Read more at Supply Chain Quarterly
ISM Announces Annual Awards
- ISM has announced its Persons of the Year, Affiliate of the Year and Affiliates of Excellence Awards at ISM2016
- The Persons of the Year Awards sit across five categories: Education; Innovation; Leadership; Marketing & Communications; and Volunteer of the Year.
- The Affiliate of the Year Award, won by ISM Cleveland this year, recognises excellence in core competencies, membership growth, and professional development opportunities.
- ISM Cleveland was also one of the eight affiliates recognised with Affiliate Excellence Awards, for demonstrating an awareness and distinction in their professional operations.
Read more at ISM
Oil Settles Under $50 as Supply Worries Resurface
- Oil prices touched the $50-per-barrel mark on Thursday 26 May as production outages brought a faster-than-expected recovery to an oversupplied market.
- Global benchmark Brent crude oil was down 35 cents at $49.40, having earlier risen as high as $50.51 in intraday trading.

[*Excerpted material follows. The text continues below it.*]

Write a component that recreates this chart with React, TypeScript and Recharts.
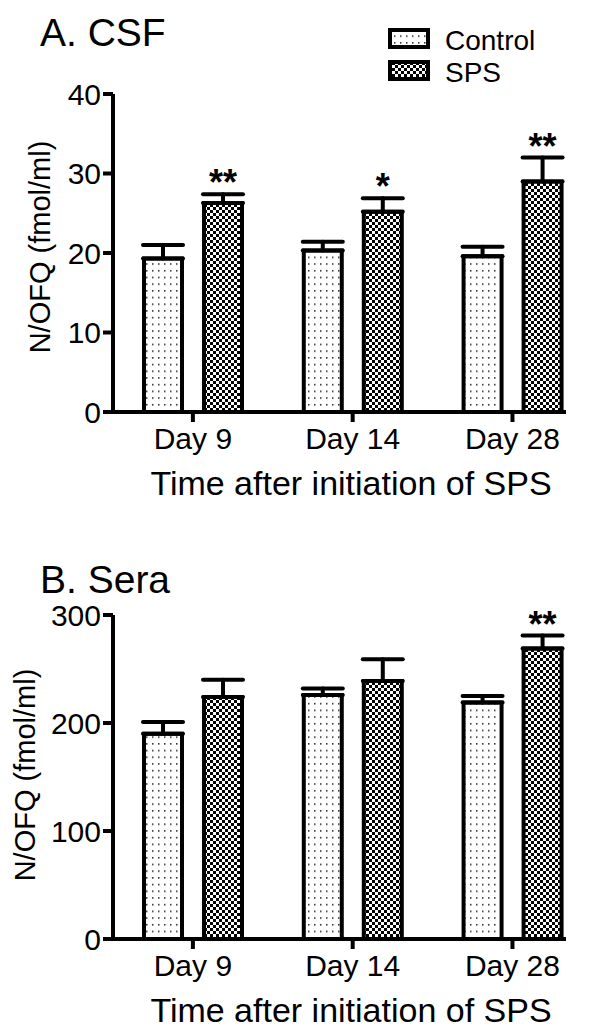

- Adding to outage concerns, a source at Chevron said the producer’s activities in Nigeria had been “grounded” by a militant attack, worsening a situation that had already restricted hundreds of thousands of barrels from reaching the market.
- Investors will be watching next month’s OPEC meeting for signs of an output hike now that oil had reached $50.
Read more at CNBC
Adidas Unveils New Robotic Factory in Germany
- Adidas, the German maker of sportswear and equipment, has announced it will start marketing its first series of shoes manufactured by robots in Germany from 2017.
- The company is facing rising production costs in Asia where it employs around one million workers.
- It plans to open similar factories in the UK or France following a test period in the third quarter of this year.
- Arch-rival Nike is also reportedly developing a robot-operated factory.
Read more at The Guardian
Hyperloop Reveals New Material for Capsules
- Hyperloop, the revolutionary transportation system and brainchild of Elon Musk, has announced more details on the manufacture of their travel pods.
- Vibranium, more commonly known as the material used for Captain America’s shield, is the name for a new alloy created specifically for Hyperloop.
- The material is made of woven carbon fiber, and the company claims it is ten times stronger and five times lighter than steel, and eight times stronger and 1.5 times lighter than aluminum.
- Vibranium has also been designed to be a ‘smart’ material, able to relay real-time data on temperature, damage, structural integrity.